After running the Zonation analysis to identify priority areas for shorebirds (hereafter “unconstrained” analysis), we computed two new “constrained” analyses by forcing out from the estuarine landscape the cells falling within a 55 dB and 65 dB noise buffers predicted for a scenario of a fully operational Montijo airport (the buffers were digitalized from the EIA; Profico Ambiente e Ordenamento 2019). In other words, we forced Zonation algorithm to first remove the cells within the noise buffers, regardless of their conservation value, and then compute a new (suboptimal) solution (Moilanen et al. Reference Moilanen, Pouzols, Meller, Veach, Arponen, Leppanen and Kujala2014). Our assumption is that birds will not use the areas characterized by intense noise and will redistribute elsewhere in the remaining portions of the landscape.

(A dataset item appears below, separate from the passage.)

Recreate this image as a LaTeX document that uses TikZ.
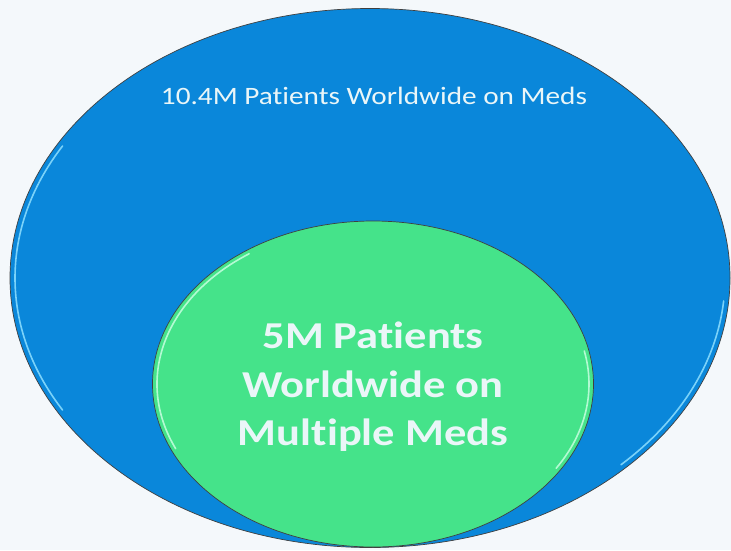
\documentclass[tikz,border=0pt]{standalone}
\usepackage{fontspec}
\setmainfont{Carlito}[FakeStretch=1.17, Ligatures=NoCommon]
\usetikzlibrary{shapes.geometric}
\definecolor{bg}{HTML}{F4F8FB}
\definecolor{outerblue}{HTML}{0A87DA}
\definecolor{innergreen}{HTML}{45E38A}
\definecolor{txt}{HTML}{EAF6F8}
\definecolor{rimblue}{HTML}{8FE0FF}
\definecolor{rimgreen}{HTML}{C8FFE0}
\tikzset{
  circ/.style={ellipse, inner sep=0pt, draw=black!75, line width=0.7pt},
  rim/.style={line width=1.6pt, opacity=0.85, line cap=round},
  lbl/.style={text=txt}
}
\begin{document}
\begin{tikzpicture}[x=1pt,y=-1pt]
\fill[bg] (0,0) rectangle (731,550);
\useasboundingbox (0,0) rectangle (731,550);
\node[circ, fill=outerblue, minimum width=720pt, minimum height=539pt] (outer) at (370,278) {};
\draw[rim, rimblue] (370,278) ++(150:355 and 264) arc[start angle=150, end angle=210, x radius=355, y radius=264];
\draw[rim, rimblue] (370,278) ++(5:355 and 264) arc[start angle=5, end angle=45, x radius=355, y radius=264];
\node[lbl, anchor=base, font=\fontsize{25}{30}\selectfont] (outerlabel) at (374,104) {10.4M Patients Worldwide on Meds};
\node[circ, fill=innergreen, minimum width=441pt, minimum height=326pt] (inner) at (373,384) {};
\node[lbl, align=center, font=\bfseries\fontsize{38}{48.5}\selectfont] (innerlabel) at (373,387) {5M Patients\\Worldwide on\\Multiple Meds};
\draw[rim, rimgreen] (373,384) ++(156:216 and 159) arc[start angle=156, end angle=235, x radius=216, y radius=159];
\draw[rim, rimgreen] (373,384) ++(-12:216 and 159) arc[start angle=-12, end angle=32, x radius=216, y radius=159];
\end{tikzpicture}
\end{document}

The percentage of conservation value lost in the constrained solutions corresponds to the reduction in the proportion of high-quality areas for shorebirds remaining in the landscape after we removed the areas in the 55 dB and 65 dB buffers. This value compares to the solution achieved if we had removed the same area extent but removing the “least valuable” areas (corresponding to the unconstrained solution, which would cause the least marginal loss).